@ Least that's probably what Glenn told his wife, anyhow.
"Pixie Dust"... that's what they called it.
http://news.yahoo.com/moons-peculiar...101210873.html
When the astronauts brought their samples home, the geologists in Houston discovered even more. The soil was unusually chemically reactive -- not something that was expected from a scrap of a world that was supposed to be largely inert. And it did a lousy job of conducting heat. The surface of the moon on the sunlit side might be close to the boiling point of water, but just a few feet down it would be far below freezing.
For 40 years, geologists struggled to understand just what gave lunar soil these pixie dust properties, but geologist Marek Zbik of Queensland University of Technology in Brisbane, Australia may finally have cracked it. The answer: nanoparticles -- vanishingly tiny flecks of mass, some no bigger than molecules, that have all the odd qualities of moon dust, and more.
An international team of researchers has discovered alien-looking nanoparticles inside bubbles of glass in lunar soil.
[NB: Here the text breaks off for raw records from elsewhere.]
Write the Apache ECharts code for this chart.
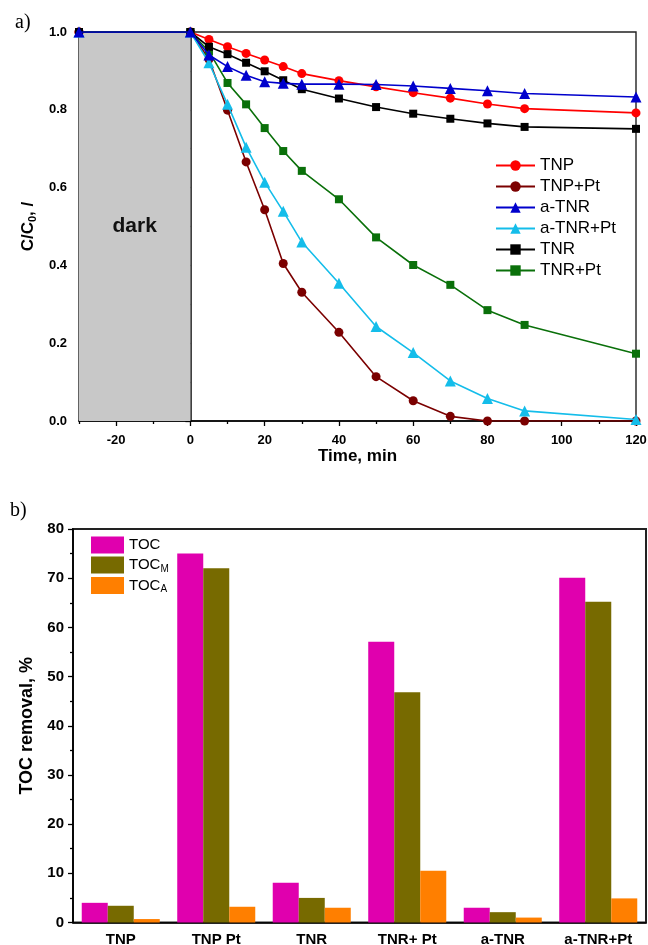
<!DOCTYPE html>
<html>
<head>
<meta charset="utf-8">
<script src="https://cdn.jsdelivr.net/npm/echarts@6/dist/echarts.min.js"></script>
<style>
  html, body { margin: 0; padding: 0; background: #fff; }
  #chart { width: 648px; height: 945px; }
</style>
</head>
<body>
<div id="chart"></div>
<script>
// ---- Panel a): photocatalytic degradation, C/C0 vs time ----
const timeMin = [-30, 0, 5, 10, 15, 20, 25, 30, 40, 50, 60, 70, 80, 90, 120];
const TNP      = [1, 1, 0.981, 0.962, 0.945, 0.928, 0.911, 0.893, 0.875, 0.859, 0.844, 0.830, 0.815, 0.803, 0.792];
const TNP_Pt   = [1, 1, 0.930, 0.799, 0.666, 0.543, 0.405, 0.331, 0.228, 0.114, 0.052, 0.012, 0, 0, 0];
const aTNR     = [1, 1, 0.941, 0.911, 0.889, 0.872, 0.868, 0.866, 0.866, 0.865, 0.861, 0.855, 0.849, 0.842, 0.833];
const aTNR_Pt  = [1, 1, 0.921, 0.814, 0.704, 0.614, 0.539, 0.460, 0.354, 0.243, 0.176, 0.103, 0.058, 0.026, 0.004];
const TNR      = [1, 1, 0.962, 0.943, 0.921, 0.899, 0.876, 0.853, 0.829, 0.807, 0.790, 0.777, 0.765, 0.756, 0.751];
const TNR_Pt   = [1, 1, 0.950, 0.869, 0.814, 0.753, 0.694, 0.643, 0.570, 0.472, 0.401, 0.350, 0.285, 0.247, 0.173];

const darkPeriod = [-30, 0];
const timeMajorTicks = [-20, 0, 20, 40, 60, 80, 100, 120];
const timeMinorTicks = [-30, -10, 10, 30, 50, 70, 90, 110];

// ---- Panel b): TOC removal per sample ----
const samples = ['TNP', 'TNP Pt', 'TNR', 'TNR+ Pt', 'a-TNR', 'a-TNR+Pt'];
const TOC   = [4.0, 75.0, 8.1, 57.1, 3.0, 70.1];
const TOC_M = [3.4, 72.0, 5.0, 46.8, 2.1, 65.2];
const TOC_A = [0.7, 3.2, 3.0, 10.5, 1.0, 4.9];

const FONT = "'Liberation Sans', Arial, sans-serif";
const pairs = (ys) => timeMin.map((t, i) => [t, ys[i]]);

function lineSeries(name, values, color, symbol, size, z) {
  return {
    name: name,
    type: 'line',
    xAxisIndex: 0,
    yAxisIndex: 0,
    data: pairs(values),
    symbol: symbol,
    symbolSize: size,
    z: z,
    lineStyle: { color: color, width: 1.6 },
    itemStyle: { color: color },
    emphasis: { disabled: true },
    animation: false
  };
}

const axisLineStyle = { color: '#000', width: 1.5 };

const option = {
  backgroundColor: '#fff',
  animation: false,
  textStyle: { fontFamily: FONT },
  graphic: [
    { type: 'text', left: 15, top: 13, style: { text: 'a)', font: "20px 'Liberation Serif', serif", fill: '#000' } },
    { type: 'text', left: 10, top: 501, style: { text: 'b)', font: "20px 'Liberation Serif', serif", fill: '#000' } }
  ],
  grid: [
    { left: 79, top: 32, width: 557, height: 389, show: true, borderColor: '#222', borderWidth: 1.4,
      containLabel: false, outerBoundsMode: 'none' },
    { left: 73, top: 529, width: 573, height: 393.5, show: true, borderColor: '#222', borderWidth: 2,
      containLabel: false, outerBoundsMode: 'none' }
  ],
  legend: [
    {
      data: ['TNP', 'TNP+Pt', 'a-TNR', 'a-TNR+Pt', 'TNR', 'TNR+Pt'],
      orient: 'vertical',
      left: 495,
      top: 155,
      padding: 0,
      itemWidth: 39,
      itemHeight: 13,
      itemGap: 0,
      textStyle: { fontFamily: FONT, fontSize: 17, color: '#000', lineHeight: 21 },
      selectedMode: false
    },
    {
      data: ['TOC', 'TOC_M', 'TOC_A'],
      orient: 'vertical',
      left: 91,
      top: 536.5,
      padding: 0,
      itemWidth: 33,
      itemHeight: 17,
      itemGap: 3,
      icon: 'rect',
      selectedMode: false,
      formatter: function (name) {
        if (name === 'TOC_M') return '{m|TOC}{s|M}';
        if (name === 'TOC_A') return '{m|TOC}{s|A}';
        return '{m|TOC}';
      },
      textStyle: {
        fontFamily: FONT, color: '#000',
        rich: {
          m: { fontSize: 15, fontFamily: FONT, lineHeight: 18, color: '#000' },
          s: { fontSize: 10, fontFamily: FONT, lineHeight: 10, verticalAlign: 'bottom', color: '#000' }
        }
      }
    }
  ],
  xAxis: [
    {
      type: 'value', gridIndex: 0, position: 'bottom',
      min: -30, max: 120,
      name: 'Time, min', nameLocation: 'middle', nameGap: 25,
      nameTextStyle: { fontFamily: FONT, fontSize: 17, fontWeight: 'bold', color: '#000' },
      axisLine: { show: true, onZero: false, lineStyle: axisLineStyle },
      axisTick: { show: true, length: 5, customValues: timeMajorTicks, lineStyle: { color: '#000', width: 1.3 } },
      axisLabel: { customValues: timeMajorTicks, margin: 13, fontFamily: FONT, fontSize: 13, fontWeight: 'bold', color: '#000' },
      splitLine: { show: false }
    },
    {
      type: 'value', gridIndex: 0, position: 'bottom',
      min: -30, max: 120,
      axisLine: { show: false },
      axisTick: { show: true, length: 3, customValues: timeMinorTicks, lineStyle: { color: '#000', width: 1.3 } },
      axisLabel: { show: false },
      splitLine: { show: false }
    },
    {
      type: 'category', gridIndex: 1, data: samples,
      axisLine: { show: true, lineStyle: axisLineStyle },
      axisTick: { show: false },
      axisLabel: { margin: 10, fontFamily: FONT, fontSize: 15, fontWeight: 'bold', color: '#000', interval: 0 },
      splitLine: { show: false }
    }
  ],
  yAxis: [
    {
      type: 'value', gridIndex: 0, min: 0, max: 1, interval: 0.2,
      name: '{a|C/C}{b|0}{a|, /}', nameLocation: 'middle', nameGap: 40,
      nameTextStyle: {
        rich: {
          a: { fontFamily: FONT, fontSize: 17, fontWeight: 'bold', color: '#000', lineHeight: 20 },
          b: { fontFamily: FONT, fontSize: 11, fontWeight: 'bold', color: '#000', lineHeight: 11, verticalAlign: 'bottom' }
        }
      },
      axisLine: { show: true, lineStyle: axisLineStyle },
      axisTick: { show: true, length: 5, lineStyle: { color: '#000', width: 1.3 } },
      minorTick: { show: true, splitNumber: 2, length: 3, lineStyle: { color: '#000', width: 1.3 } },
      axisLabel: { margin: 12, fontFamily: FONT, fontSize: 13, fontWeight: 'bold', color: '#000',
        formatter: (v) => v.toFixed(1) },
      splitLine: { show: false }
    },
    {
      type: 'value', gridIndex: 1, min: 0, max: 80, interval: 10,
      name: 'TOC removal, %', nameLocation: 'middle', nameGap: 34,
      nameTextStyle: { fontFamily: FONT, fontSize: 18, fontWeight: 'bold', color: '#000' },
      axisLine: { show: true, lineStyle: axisLineStyle },
      axisTick: { show: true, length: 5, lineStyle: { color: '#000', width: 1.3 } },
      minorTick: { show: true, splitNumber: 2, length: 3, lineStyle: { color: '#000', width: 1.3 } },
      axisLabel: { margin: 9, fontFamily: FONT, fontSize: 15, fontWeight: 'bold', color: '#000' },
      splitLine: { show: false }
    }
  ],
  series: [
    {
      name: 'dark-period',
      type: 'line',
      xAxisIndex: 0, yAxisIndex: 0,
      data: [],
      z: 1,
      silent: true,
      markArea: {
        silent: true,
        itemStyle: { color: '#c8c8c8' },
        label: {
          show: true, position: 'inside', fontFamily: FONT, fontSize: 21, fontWeight: 'bold', color: '#111'
        },
        data: [[
          { name: 'dark', xAxis: darkPeriod[0], yAxis: 0 },
          { xAxis: darkPeriod[1], yAxis: 1 }
        ]]
      }
    },
    lineSeries('TNP', TNP, '#ff0000', 'circle', 9, 2),
    lineSeries('TNP+Pt', TNP_Pt, '#7b0000', 'circle', 9, 2),
    lineSeries('a-TNR', aTNR, '#0000cc', 'triangle', 11, 4),
    lineSeries('a-TNR+Pt', aTNR_Pt, '#14bdea', 'triangle', 11, 3),
    lineSeries('TNR', TNR, '#000000', 'rect', 8, 3),
    lineSeries('TNR+Pt', TNR_Pt, '#0a700a', 'rect', 8, 2),
    {
      name: 'TOC', type: 'bar', xAxisIndex: 2, yAxisIndex: 1, data: TOC,
      barGap: '0%', barCategoryGap: '18.3%',
      itemStyle: { color: '#e000ae' }, emphasis: { disabled: true }
    },
    {
      name: 'TOC_M', type: 'bar', xAxisIndex: 2, yAxisIndex: 1, data: TOC_M,
      barGap: '0%', barCategoryGap: '18.3%',
      itemStyle: { color: '#776a00' }, emphasis: { disabled: true }
    },
    {
      name: 'TOC_A', type: 'bar', xAxisIndex: 2, yAxisIndex: 1, data: TOC_A,
      barGap: '0%', barCategoryGap: '18.3%',
      itemStyle: { color: '#ff7f00' }, emphasis: { disabled: true }
    }
  ]
};

const chart = echarts.init(document.getElementById('chart'), null, { renderer: 'canvas', width: 648, height: 945 });
chart.setOption(option);
</script>
</body>
</html>
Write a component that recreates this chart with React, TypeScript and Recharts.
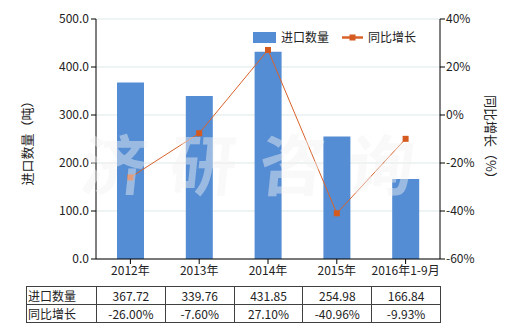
import React from 'react';
import { ComposedChart, Bar, Line, XAxis, YAxis, CartesianGrid } from 'recharts';

const categories = ['2012年', '2013年', '2014年', '2015年', '2016年1-9月'];
const importQty = [367.72, 339.76, 431.85, 254.98, 166.84];
const yoyGrowth = [-26.0, -7.6, 27.1, -40.96, -9.93];
const leftTicks = [0, 100, 200, 300, 400, 500];
const rightTicks = [-60, -40, -20, 0, 20, 40];
const seriesNames = ['进口数量', '同比增长'];
const axisTitles = ['进口数量（吨）', '同比增长（%）'];
const watermark = '济研咨询';

const data = categories.map((c, i) => ({ name: c, qty: importQty[i], yoy: yoyGrowth[i] }));

const BAR = '#548DD4';
const LINE = '#D9622B';
const MARK = '#D55A1F';
const FONT = '"Noto Sans CJK SC", "Microsoft YaHei", sans-serif';
const TXT = '#222';

const SquareDot = (props: any) => {
  const { cx, cy, index } = props;
  return <rect key={'d' + index} x={cx - 3} y={cy - 3} width={6} height={6} fill={MARK} />;
};

const LegendContent = () => (
  <div style={{ position: 'absolute', left: 253, top: 31, width: 200, height: 14, fontFamily: FONT, fontSize: 12, color: TXT }}>
    <div style={{ position: 'absolute', left: 0, top: 1, width: 23, height: 11, background: BAR }} />
    <div style={{ position: 'absolute', left: 28, top: -2, lineHeight: '16px' }}>{seriesNames[0]}</div>
    <svg style={{ position: 'absolute', left: 89, top: 0 }} width={22} height={14}>
      <line x1={0} y1={6.5} x2={21} y2={6.5} stroke={LINE} strokeWidth={2.5} />
      <rect x={7.5} y={3.5} width={6} height={6} fill={MARK} />
    </svg>
    <div style={{ position: 'absolute', left: 115, top: -2, lineHeight: '16px' }}>{seriesNames[1]}</div>
  </div>
);

const colW = 68.8;
const cellBorder = '1px solid #404040';

export default function App() {
  return (
    <div style={{ position: 'absolute', left: 0, top: 0, width: 520, height: 330, background: '#fff', fontFamily: FONT }}>
      <ComposedChart width={520} height={330} data={data} margin={{ top: 19, right: 0, bottom: 0, left: 0 }}>
        <CartesianGrid horizontal vertical={false} stroke="#dde8e8" yAxisId="left" />
        <XAxis
          dataKey="name"
          height={71}
          axisLine={{ stroke: '#000' }}
          tickLine={{ stroke: '#000' }}
          tickSize={5}
          tick={{ fill: TXT, fontSize: 12, fontFamily: FONT }}
          interval={0}
        />
        <YAxis
          yAxisId="left"
          orientation="left"
          width={96}
          domain={[0, 500]}
          ticks={leftTicks}
          tickFormatter={(v: number) => v.toFixed(1)}
          axisLine={{ stroke: '#000' }}
          tickLine={{ stroke: '#000' }}
          tickSize={5}
          tickMargin={2}
          tick={{ fill: TXT, fontSize: 12, fontFamily: FONT }}
        />
        <YAxis
          yAxisId="right"
          orientation="right"
          width={80}
          domain={[-60, 40]}
          ticks={rightTicks}
          tickFormatter={(v: number) => v + '%'}
          axisLine={{ stroke: '#000' }}
          tickLine={{ stroke: '#000' }}
          tickSize={5}
          tickMargin={1}
          tick={{ fill: TXT, fontSize: 12, fontFamily: FONT }}
        />
        <Bar yAxisId="left" dataKey="qty" name={seriesNames[0]} fill={BAR} barSize={27} isAnimationActive={false} />
        <Line
          yAxisId="right"
          dataKey="yoy"
          name={seriesNames[1]}
          stroke={LINE}
          strokeWidth={1}
          dot={SquareDot}
          activeDot={false}
          isAnimationActive={false}
        />
      </ComposedChart>
      <LegendContent />
      <svg width={520} height={330} style={{ position: 'absolute', left: 0, top: 0, pointerEvents: 'none' }}>
        <text
          x={259}
          y={190}
          textAnchor="middle"
          fontSize={66}
          fontWeight="bold"
          letterSpacing={23}
          fill="#f2f2f2"
          fillOpacity={0.45}
          fontFamily={FONT}
          transform="skewX(-6) translate(18,0)"
        >
          {watermark}
        </text>
        <text
          transform="translate(32,140) rotate(-90)"
          textAnchor="middle"
          fontSize={13}
          fill={TXT}
          fontFamily={FONT}
        >
          {axisTitles[0]}
        </text>
        <text
          transform="translate(486,140) rotate(90)"
          textAnchor="middle"
          fontSize={13}
          fill={TXT}
          fontFamily={FONT}
        >
          {axisTitles[1]}
        </text>
      </svg>
      <table
        style={{
          position: 'absolute',
          left: 26,
          top: 286,
          borderCollapse: 'collapse',
          tableLayout: 'fixed',
          fontSize: 12,
          color: TXT,
          fontFamily: FONT,
        }}
      >
        <colgroup>
          <col style={{ width: 70 }} />
          {categories.map((c) => (
            <col key={c} style={{ width: colW }} />
          ))}
        </colgroup>
        <tbody>
          <tr style={{ height: 18 }}>
            <td style={{ border: cellBorder, padding: '0 1px', lineHeight: '16px', textAlign: 'left' }}>{seriesNames[0]}</td>
            {importQty.map((v, i) => (
              <td key={i} style={{ border: cellBorder, padding: 0, lineHeight: '16px', textAlign: 'center' }}>
                {v.toFixed(2)}
              </td>
            ))}
          </tr>
          <tr style={{ height: 18 }}>
            <td style={{ border: cellBorder, padding: '0 1px', lineHeight: '16px', textAlign: 'left' }}>{seriesNames[1]}</td>
            {yoyGrowth.map((v, i) => (
              <td key={i} style={{ border: cellBorder, padding: 0, lineHeight: '16px', textAlign: 'center' }}>
                {v.toFixed(2) + '%'}
              </td>
            ))}
          </tr>
        </tbody>
      </table>
    </div>
  );
}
TXM tomography reconstruction anaglyph shows highly porous cellular structure encapsulated within vesicular void in glassy fragment of the lunar breccias (image credit: Marek Zbik et al)
Dr Zbik took the lunar soil samples to Taiwan where he could study the glass bubbles without breaking them using a new technique for studying nano materials call synchrotron-based nano tomography to look at the particles. Nano tomography is a transmission X-ray microscope which enables 3D images of nano particles to be made.
"We were really surprised at what we found," Dr Zbik said.
"Instead of gas or vapour inside the bubbles, which we would expect to find in such bubbles on Earth, the lunar glass bubbles were filled with a highly porous network of alien-looking glassy particles that span the bubbles' interior.
"It appears that the nano particles are formed inside bubbles of molten rocks when meteorites hit the lunar surface. Then they are released when the glass bubbles are pulverised by the consequent bombardment of meteorites on the moon's surface.
"This continuous pulverising of rocks on the lunar surface and constant mixing develop a type of soil which is unknown on Earth."